In the third step, trips between the TAZs are allocated to different transportation modes. Which mode of transport people are using depends on their preferences and aspects of their household or person such as car ownership. Other factors such as travel time, cost, parking availability, and number of transfers for transit have an additional influence on the modal split. These variables and parameters are typically incorporated into a logit model to calculate the split of demand across the modes.
For road-based traffic by cars, heavy goods vehicles, etc., which are constrained by road capacity, iterative equilibrium network assignment procedures are applied. The distribution of traffic to different routes in these procedures is driven by the observation that the actual travel speeds on roads decrease with the amount of traffic on the road in relation to the capacity (the saturation level). This is expressed by volume-delay-functions (or capacity-restraint-functions). With increasing traffic load and decreasing travel speeds on primary roads, road users shift to secondary, faster routes.
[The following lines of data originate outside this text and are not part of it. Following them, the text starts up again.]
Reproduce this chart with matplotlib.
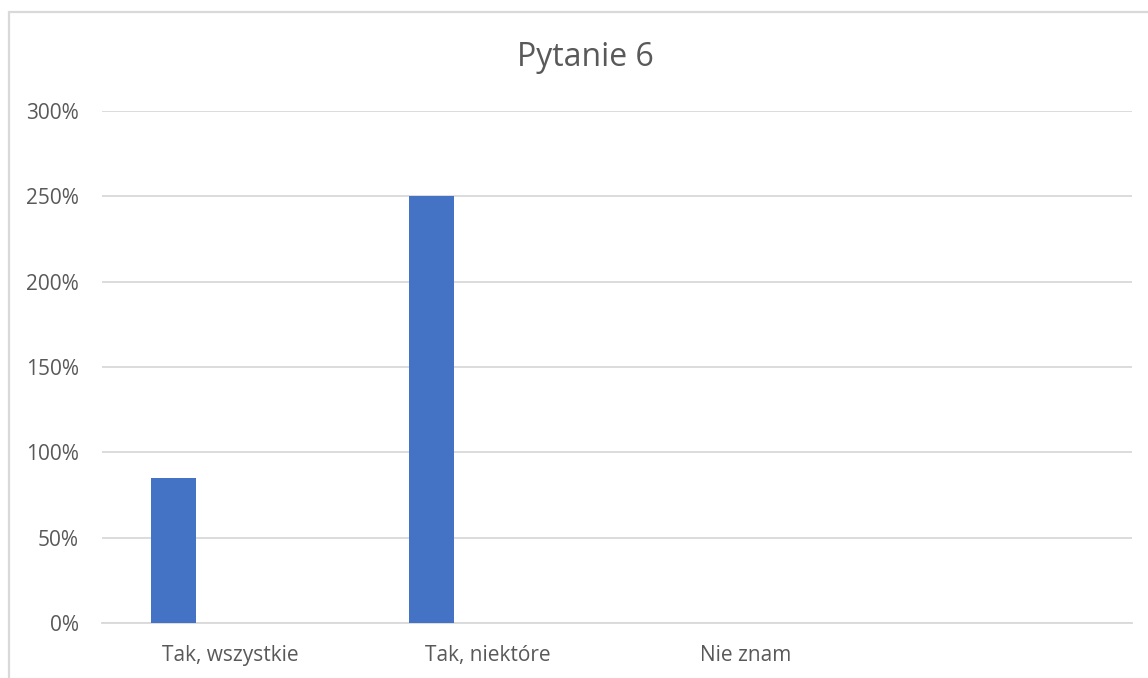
import matplotlib
matplotlib.use("Agg")
import matplotlib.pyplot as plt
from matplotlib.patches import Rectangle
from matplotlib.ticker import FuncFormatter
import numpy as np

# data
categories = ["Tak, wszystkie", "Tak, niektóre", "Nie znam", ""]
values = [0.85, 2.50, 0.0, 0.0]
y_ticks = [0, 0.5, 1.0, 1.5, 2.0, 2.5, 3.0]

TEXT = "#595959"
GRID = "#D9D9D9"
BAR = "#4472C4"

plt.rcParams['font.family'] = ['Open Sans', 'DejaVu Sans']

W, H = 1148, 678
fig = plt.figure(figsize=(W / 100, H / 100), dpi=100)

# chart area border (light grey, runs off right/bottom edges)
fig.patches.append(Rectangle((8.5 / W, -0.1), 1.0, 1.1 - 12.5 / H, transform=fig.transFigure,
                             fill=False, edgecolor=GRID, linewidth=1.6))

ax = fig.add_axes([102 / W, 1 - 623 / H, 1030 / W, 512 / H])

x = np.arange(len(categories))
ax.bar(x - 0.222, values, width=0.175, color=BAR, zorder=3)

ax.set_xlim(-0.5, len(categories) - 0.5)
ax.set_ylim(0, 3.0)
ax.set_yticks(y_ticks)
ax.yaxis.set_major_formatter(FuncFormatter(lambda v, _: f"{v * 100:.0f}%"))
ax.set_xticks(x)
ax.set_xticklabels(categories)

ax.grid(axis='y', color=GRID, linewidth=1.3, zorder=0)
for s in ['top', 'right', 'left']:
    ax.spines[s].set_visible(False)
ax.spines['bottom'].set_color(GRID)
ax.spines['bottom'].set_linewidth(1.3)

ax.tick_params(axis='both', length=0, labelsize=15, colors=TEXT)
ax.tick_params(axis='y', pad=16.5)
ax.tick_params(axis='x', pad=16)

fig.text(585 / W, 1 - 57 / H, "Pytanie 6", ha='center', va='center',
         fontsize=23, color=TEXT)

fig.savefig("out.png", dpi=100, facecolor='white')
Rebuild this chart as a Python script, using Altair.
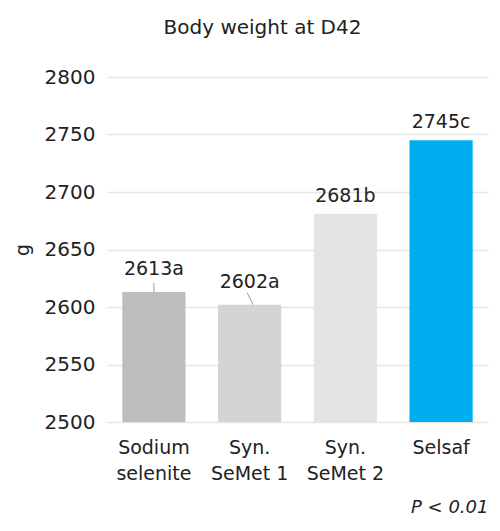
import altair as alt
import pandas as pd

categories = ["Sodium\nselenite", "Syn.\nSeMet 1", "Syn.\nSeMet 2", "Selsaf"]
values = [2613, 2602, 2681, 2745]
letters = ["a", "a", "b", "c"]
colors = ["#bdbdbd", "#d4d4d4", "#e4e4e4", "#00aeef"]
y_ticks = [2500, 2550, 2600, 2650, 2700, 2750, 2800]
y_min, y_max = 2500, 2800

df = pd.DataFrame({"cat": categories, "value": values, "letter": letters})
df["label"] = df["value"].astype(str) + df["letter"]

FONT = "DejaVu Sans"

x_enc = alt.X(
    "cat:N",
    sort=categories,
    scale=alt.Scale(paddingInner=0.34, paddingOuter=0.16),
    axis=alt.Axis(
        title="P < 0.01",
        titleFontStyle="italic",
        titleFontWeight="normal",
        titleFontSize=18,
        titleColor="#222",
        titleAnchor="end",
        titleAlign="right",
        titlePadding=15,
        labelExpr="split(datum.label, '\\n')",
        labelAngle=0,
        labelFontSize=19,
        labelColor="#222",
        labelLineHeight=26,
        labelPadding=16,
        domain=False,
        ticks=False,
    ),
)
y_enc = alt.Y(
    "value:Q",
    scale=alt.Scale(domain=[y_min, y_max], nice=False, zero=False),
    axis=alt.Axis(
        values=y_ticks,
        format="d",
        title="g",
        titleFontSize=19,
        titleFontWeight="normal",
        titleColor="#222",
        titlePadding=12,
        labelFontSize=20,
        labelColor="#222",
        labelPadding=12,
        domain=False,
        ticks=False,
        gridColor="#e6e6e6",
        gridWidth=1.5,
    ),
)

base = alt.Chart(df)

bars = base.mark_bar().encode(
    x=x_enc,
    y=y_enc,
    y2=alt.datum(y_min),
    color=alt.Color("cat:N", scale=alt.Scale(domain=categories, range=colors), legend=None),
)

labels_plain = base.transform_filter(
    alt.FieldOneOfPredicate(field="cat", oneOf=categories[2:])
).mark_text(baseline="alphabetic", dy=-12, fontSize=19, font=FONT, color="#222").encode(
    x=alt.X("cat:N", sort=categories), y="value:Q", text="label:N"
)
labels_lead = base.transform_filter(
    alt.FieldOneOfPredicate(field="cat", oneOf=categories[:2])
).mark_text(baseline="alphabetic", dy=-17, fontSize=19, font=FONT, color="#222").encode(
    x=alt.X("cat:N", sort=categories), y="value:Q", text="label:N"
)

lead1 = base.transform_filter(
    alt.FieldEqualPredicate(field="cat", equal=categories[0])
).mark_rule(color="#9a9a9a", strokeWidth=1, y2Offset=-9).encode(
    x=alt.X("cat:N", sort=categories), y="value:Q", y2="value:Q"
)
lead2 = base.transform_filter(
    alt.FieldEqualPredicate(field="cat", equal=categories[1])
).mark_rule(color="#9a9a9a", strokeWidth=1, xOffset=3.5, x2Offset=-2.5, y2Offset=-12).encode(
    x=alt.X("cat:N", sort=categories, bandPosition=0.5),
    x2=alt.X2("cat:N"),
    y="value:Q",
    y2="value:Q",
)

chart = (
    alt.layer(bars, lead1, lead2, labels_plain, labels_lead)
    .properties(
        width=381,
        height=345,
        padding={"left": 5, "top": 10, "right": 3, "bottom": 3},
        title=alt.Title(
            "Body weight at D42",
            fontSize=20,
            fontWeight="normal",
            font=FONT,
            color="#222",
            anchor="middle",
            dx=-35,
            offset=29,
        ),
    )
    .configure(font=FONT)
    .configure_view(stroke=None)
)

chart.save("out.html", embed_options={"renderer": "svg", "actions": False})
The assignment procedures iteratively shift fractions of travel demand between different routes, until all routes allocated to each pair of origin-destination zones experience the same (or very similar) travel time (or generalized cost). This balancing is done for all pairs at once, converging to a network-wide equilibrium state, called the Wardrop equilibrium. Due to the vast number of routes considered, the equilibrium is never met exactly. A gap measure is used to indicate the level of convergence reached in the assignment process. Good convergence of the base model is essential for transportation planning because, with bad convergence, it is impossible to distinguish scenario effects from random assignment artifacts/noise in later model applications.
There are different factors that influence the journey experience, such as travel time, number of transfers, waiting times, or access and egress time. Within a public transit assignment, these factors are considered in a choice model.